→ **Exercise description**
Pictures stay out of this copy, which runs from the first line of the material through the line containing "fill_colors = ['white', 'white', light, dark, 'black', 'black']".
* begin Material *
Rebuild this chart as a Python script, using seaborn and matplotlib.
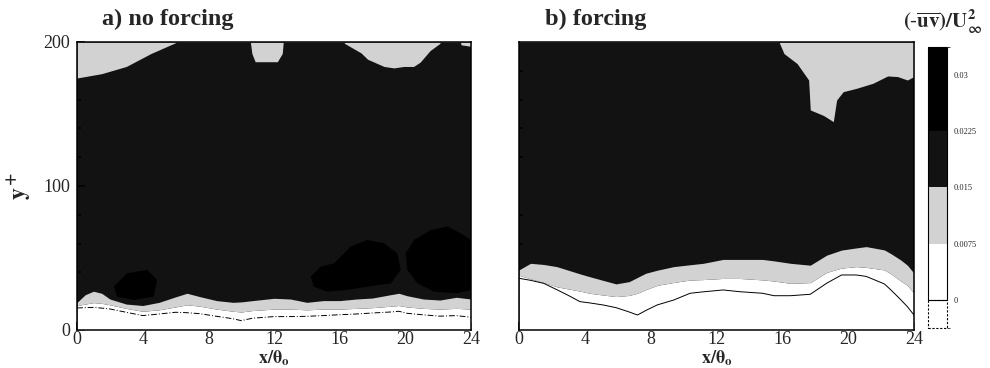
import numpy as np
import matplotlib
matplotlib.use('Agg')
import matplotlib.pyplot as plt
import matplotlib.colors as mcolors
import matplotlib.colorbar as mcolorbar
from matplotlib.patches import Rectangle
from matplotlib.ticker import MultipleLocator
import seaborn as sns

sns.set_style('ticks')
plt.rcParams['font.family'] = ['Liberation Serif', 'DejaVu Serif']
plt.rcParams['mathtext.fontset'] = 'stix'

# contour levels of (-uv)/U^2 and fill colours (below 0 ... above 0.03)
levels = [0, 0.0075, 0.015, 0.0225, 0.03]
level_labels = ['0', '0.0075', '0.015', '0.0225', '0.03']
light = '#d2d2d2'
dark = '#121212'
fill_colors = ['white', 'white', light, dark, 'black', 'black']

# ---- a) no forcing: contour heights y+ read along x/theta
xa = [0, 0.5, 1, 1.5, 2, 3, 4, 5, 6, 6.7, 7.5, 8.5, 9.5, 10, 10.7, 12, 13, 14, 15,
      16, 17, 18, 19.1, 19.6, 20.1, 21.1, 22.1, 23.1, 24]
a_015 = [19.2, 24.5, 26.9, 25.5, 21.5, 18, 17, 19.2, 23, 25.5, 23.1, 20.4, 19.2, 19.5, 20.4,
         22, 21.5, 19.2, 20.4, 20.4, 21.5, 22.2, 24.5, 25.5, 23.8, 21.5, 20.8, 22.7, 21.5]
a_0075 = [17, 18, 19, 18.5, 17.5, 15, 13, 14, 16, 17.5, 16.5, 14.5, 13, 12.5, 13.5,
          14.5, 14.5, 14, 14.5, 14.5, 15, 15.5, 16.5, 17, 16, 15, 14.5, 15, 14.5]
a_line = [15.3, 15.5, 15.7, 15.2, 14.6, 12.3, 10, 11.1, 12.3, 12, 11.3, 9.5, 7.8, 6.5, 8.2,
          9.3, 9.3, 9.5, 10, 10.6, 11.1, 11.8, 12.5, 13, 11.6, 10.5, 9.6, 10, 8.8]
# lower edge of the light patches along the top
xa_top = [0, 1.5, 3, 4.5, 5.5, 6.1, 6.2, 10.5, 10.65, 10.85, 12.2, 12.5, 12.6, 16.0, 16.3,
          17.3, 17.7, 18.7, 19.3, 19.9, 20.5, 20.9, 21.5, 22.1, 22.3, 23.2, 23.4, 24]
a_top = [175, 178, 183, 192, 197, 200, 205, 205, 192, 186.3, 186.3, 192, 205, 205, 199,
         192.4, 188, 183, 182, 183, 183, 186, 194, 199, 205, 205, 198, 197]
# darkest (> 0.0225) blobs
a_blobs = [
    ([14.23, 14.84, 15.65, 16.67, 17.68, 18.70, 19.51, 19.72, 19.11, 17.68, 16.46, 15.24, 14.43],
     [37.0, 44.0, 46.3, 57.9, 62.5, 60.2, 53.2, 41.7, 32.4, 30.1, 27.8, 26.6, 30.1]),
    ([20.02, 20.53, 21.54, 22.56, 23.37, 24.0, 24.0, 23.17, 21.75, 20.73, 20.12],
     [53.2, 62.5, 69.4, 71.8, 67.1, 62.5, 27.8, 25.5, 26.6, 32.4, 41.7]),
    ([2.24, 3.05, 4.27, 4.88, 4.67, 3.46, 2.44],
     [30.1, 39.4, 41.7, 34.7, 23.1, 20.8, 23.1]),
]

# ---- b) forcing
xb = [0, 0.7, 1.5, 2.3, 3, 3.7, 4.3, 5.1, 5.9, 6.7, 7.2, 7.7, 8.4, 9.4, 10.4, 11.2, 12.4,
      13.4, 14.8, 15.5, 16.5, 17.7, 18.7, 19.6, 20.5, 21.1, 22.2, 22.6, 23.2, 23.6, 24]
b_015 = [41.7, 46.3, 45.5, 44, 41.5, 39, 37, 34.5, 32, 33.6, 36.5, 39.4, 41.5, 44, 45.3, 46.3,
         49, 49, 49, 48, 46.3, 45, 52, 55.5, 57, 57.9, 55.6, 53, 48.6, 45, 39.4]
b_0075 = [38, 35.5, 33, 30, 28.5, 27, 25.5, 24.3, 23.2, 24, 25.5, 28, 31, 33, 34.7, 35,
          35.8, 35.8, 34.8, 34, 32.4, 32.9, 40, 43, 44, 43.5, 41.7, 39, 34, 31, 25.5]
b_line = [35.9, 34.5, 32.4, 28, 24, 19.7, 18.8, 17.4, 15.5, 12.5, 10.4, 13.5, 17.4, 20.8, 25.5,
          26.5, 27.8, 26.6, 25.5, 23.8, 23.8, 24.8, 32.5, 38.2, 38.2, 37.2, 32, 27.8, 21, 16.2, 10.4]
xb_top = [0, 15.7, 15.8, 16.1, 16.9, 17.6, 17.7, 18.5, 19.1, 19.3, 19.7, 20.5, 21.5, 22.4,
          23.0, 23.6, 24]
b_top = [205, 205, 200, 192, 185, 173.6, 152.8, 149, 144.7, 159.7, 165.5, 167.8, 171.3,
         176.4, 176, 173.6, 176]


def draw_panel(ax, x, lvl1, lvl2, line, x_top, top, blobs, ls):
    ax.set_facecolor(dark)
    ax.fill_between(x, 0, lvl1, color='white', lw=0)
    ax.fill_between(x, lvl1, lvl2, color=light, lw=0)
    ax.fill_between(x_top, top, 200, color=light, lw=0)
    for bx, by in blobs:
        ax.fill(bx, by, color='black', lw=0)
    sns.lineplot(x=x, y=line, ax=ax, color='black', lw=0.7, linestyle=ls,
                 estimator=None, sort=False)
    ax.set_xlim(0, 24)
    ax.set_ylim(0, 200)
    ax.set_xticks([0, 4, 8, 12, 16, 20, 24])
    ax.xaxis.set_minor_locator(MultipleLocator(1))
    ax.yaxis.set_minor_locator(MultipleLocator(20))
    ax.tick_params(which='both', direction='in', top=False, right=False,
                   labelsize=13, width=1.1, color='black')
    ax.tick_params(which='major', length=6, pad=1)
    ax.tick_params(which='minor', length=3)
    ax.tick_params(axis='y', pad=5)
    for s in ax.spines.values():
        s.set_linewidth(1.1)
        s.set_color('black')
    ax.set_xlabel(r'$\mathbf{x/\theta_o}$', fontsize=13)
    ax.xaxis.set_label_coords(0.5, -0.064)


fig = plt.figure(figsize=(9.9, 3.68), dpi=100)
ax_a = fig.add_axes([0.0778, 0.1033, 0.398, 0.7826])
ax_b = fig.add_axes([0.5242, 0.1033, 0.399, 0.7826])

draw_panel(ax_a, xa, a_0075, a_015, a_line, xa_top, a_top, a_blobs, (0, (6, 2, 1, 2)))
draw_panel(ax_b, xb, b_0075, b_015, b_line, xb_top, b_top, [], '-')
ax_a.set_yticks([0, 100, 200])
ax_b.set_yticks([0, 100, 200])
ax_b.set_yticklabels([])
ax_b.tick_params(axis='y', which='major', length=0)
ax_a.set_ylabel('')
ax_b.set_ylabel('')

fig.text(0.103, 0.946, 'a) no forcing', fontsize=17.5, fontweight='bold', va='center')
fig.text(0.5505, 0.946, 'b) forcing', fontsize=17.5, fontweight='bold', va='center')
fig.text(0.02, 0.495, r'$\mathbf{y^+}$', fontsize=17, rotation=90, ha='center', va='center')

# colour legend
cax = fig.add_axes([0.9374, 0.108, 0.0187, 0.765])
bounds = [levels[0] - 0.00375] + levels + [levels[-1] + 0.00375]
cmap = mcolors.ListedColormap(fill_colors)
norm = mcolors.BoundaryNorm(bounds, cmap.N)
cb = mcolorbar.ColorbarBase(cax, cmap=cmap, norm=norm, boundaries=bounds,
                            ticks=levels, spacing='proportional')
cb.set_ticklabels(level_labels)
cb.outline.set_visible(False)
cax.add_patch(Rectangle((0, 0), 1, bounds[-1], fill=False, ec='black', lw=0.8,
                        transform=cax.transData, clip_on=False))
cax.add_patch(Rectangle((0, bounds[0]), 1, -bounds[0], fill=False, ec='black', lw=0.8,
                        ls=(0, (2, 1.5)), transform=cax.transData, clip_on=False))
cax.tick_params(length=0, labelsize=6, pad=5)
fig.text(0.952, 0.94, r'$\mathbf{(\text{-}\overline{uv})/U_\infty^2}$', fontsize=15,
         ha='center', va='center')

fig.savefig('out.png', dpi=100)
* end Material *
→ **Final result**
Rebuild this chart as a Python script, using seaborn and matplotlib.
import numpy as np
import matplotlib
matplotlib.use('Agg')
import matplotlib.pyplot as plt
import matplotlib.colors as mcolors
import matplotlib.colorbar as mcolorbar
from matplotlib.patches import Rectangle
from matplotlib.ticker import MultipleLocator
import seaborn as sns

sns.set_style('ticks')
plt.rcParams['font.family'] = ['Liberation Serif', 'DejaVu Serif']
plt.rcParams['mathtext.fontset'] = 'stix'

# contour levels of (-uv)/U^2 and fill colours (below 0 ... above 0.03)
levels = [0, 0.0075, 0.015, 0.0225, 0.03]
level_labels = ['0', '0.0075', '0.015', '0.0225', '0.03']
light = '#d2d2d2'
dark = '#121212'
fill_colors = ['white', 'white', light, dark, 'black', 'black']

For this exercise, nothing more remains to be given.